Counting on Grace by Elizabeth Winthrop




Publisher blurb: 1910. Pownal, Vermont. At 12, Grace and her best friend Arthur must leave school and go to work as a “doffers” on their mothers’ looms in the mill. Grace’s mother is the best worker, fast and powerful, and Grace desperately wants to help her. But she’s left handed and doffing is a right-handed job. Grace’s every mistake costs her mother, and the family. She only feels capable on Sundays, when she and Arthur receive special lessons from their teacher. Together they write a secret letter to the Child Labor Board about underage children working in Pownal. A few weeks later a man with a camera shows up. It is the famous reformer Lewis Hine, undercover, collecting evidence for the Child Labor Board. Grace’s brief acquaintance with Hine and the photos he takes of her are a gift that changes her sense of herself, her future, and her family’s future.

Here are a few text quotes to give you a flavour of this writing by Elizabeth Winthrop:

"Arthur Trottier is my best student. He could be a teacher or a manager or even a lawyer someday. As long as you leave him be.
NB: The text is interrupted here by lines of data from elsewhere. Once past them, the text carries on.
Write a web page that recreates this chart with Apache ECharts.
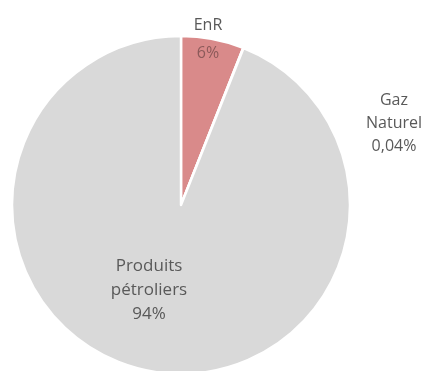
<!DOCTYPE html>
<html><head><meta charset="utf-8">
<script src="https://cdn.jsdelivr.net/npm/echarts@6/dist/echarts.min.js"></script>
<style>html,body{margin:0;padding:0;background:#fff}#c{width:429px;height:371px}</style>
</head><body><div id="c"></div>
<script>
var categories = ['EnR', 'Gaz Naturel', 'Produits pétroliers'];
var values = [6, 0.04, 94];
var valueLabels = ['6%', '0,04%', '94%'];
var labelLines = [['EnR'], ['Gaz', 'Naturel'], ['Produits', 'pétroliers']];
var colors = ['#d98a8a', '#d9d9d9', '#d9d9d9'];

var labelPos = [[208, 39], [394, 123], [149, 290]];
var chart = echarts.init(document.getElementById('c'));
chart.setOption({
  animation: false,
  series: [{
    type: 'pie',
    center: [181, 205],
    radius: 169,
    startAngle: 90,
    clockwise: true,
    avoidLabelOverlap: false,
    itemStyle: {borderColor: '#ffffff', borderWidth: 2.5},
    data: categories.map(function (c, i) {
      return {name: c, value: values[i], itemStyle: {color: colors[i]}};
    }),
    label: {
      show: true,
      position: 'outside',
      fontFamily: 'Open Sans',
      fontSize: 16,
      color: '#595959',
      lineHeight: 23,
      align: 'center',
      formatter: function (p) {
        var i = p.dataIndex;
        if (i === 0) return '{a|' + labelLines[i].join('\n') + '}\n{b|' + valueLabels[i] + '}';
        if (i === 2) return '{c|' + labelLines[i].join('\n') + '\n' + valueLabels[i] + '}';
        return labelLines[i].join('\n') + '\n' + valueLabels[i];
      },
      rich: {
        a: {fontFamily: 'Open Sans', fontSize: 16, color: '#595959', lineHeight: 28},
        b: {fontFamily: 'Open Sans', fontSize: 16, color: '#8c5a5a', lineHeight: 28},
        c: {fontFamily: 'Open Sans', fontSize: 17, color: '#595959', lineHeight: 24}
      }
    },
    labelLine: {show: false},
    labelLayout: function (p) {
      var pos = labelPos[p.dataIndex];
      return {x: pos[0], y: pos[1], align: 'center', verticalAlign: 'middle'};
    },
    emphasis: {disabled: true}
  }]
});
</script></body></html>
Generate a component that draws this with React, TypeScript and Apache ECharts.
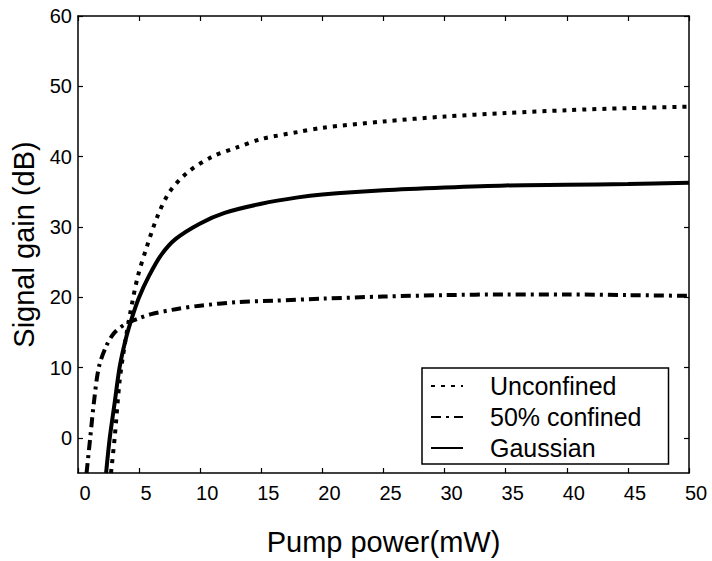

Because we both know the only way he will ever come back to this school is when your machine spits him out."

"The mill owners own everything in town - the store, the school and our houses."

"The river doesn't seem to mind. Borrow my water it says. Long as you give it back. Trouble is when the mill spits the water back out, it comes out all dirty and it smells queer."

"Every girl in the mill has to have her hair bound up so it don't get caught in the machines."

"But now I'm here to work, not play. The air in the mill is stuffy and linty and sweaty at the same time 'cause all day long water sprays down on the frames from little hoses in the ceiling... you don't breathe too deep for fear of what you might be sucking down your throat."

"You've got to pay attention in the mill or else those big old bad machines, they'll snatch up any loose piece hanging off a person and gobble it up."

"Maybe the screaming is coming from me and maybe it's coming from Arthur, but all I know is he's gone and put his fingers in that place between the sprockets and they're chewing his hand all to bits. ... I'm the only one who knows Arthur was fixing to do whatever he to so's he could get out of the mill."

Read more plot details here. Sadly Counting on Grace is now out of print (first published in 2006) but I was able to read a ebook version. Listen to the story of the photo on the cover of this book. And read more hereAudio sample

Addie never knew that her face ended up in a Reebok advertisement or on a postage stamp issued 100 years after her birth, or that Hine's glass plate negative resides in the Library of Congress. Addie Card LaVigne never knew that she had become a symbol.



Solid research and lively writing make this a fine historical novel Kirkus

Imaginative, plucky, and both smart and smart-mouthed, Grace is a heroine who leaves the reader confident that she will fulfill Miss Lesley’s hopes for her – and ours. Hisorical Novel Society

I have read and really enjoyed other books with a mill and factory worker setting such as Lyddie by Katherine Paterson and later her book Bread and Roses too. Then I watched the television adaption of North and South by Elizabeth Gaskell.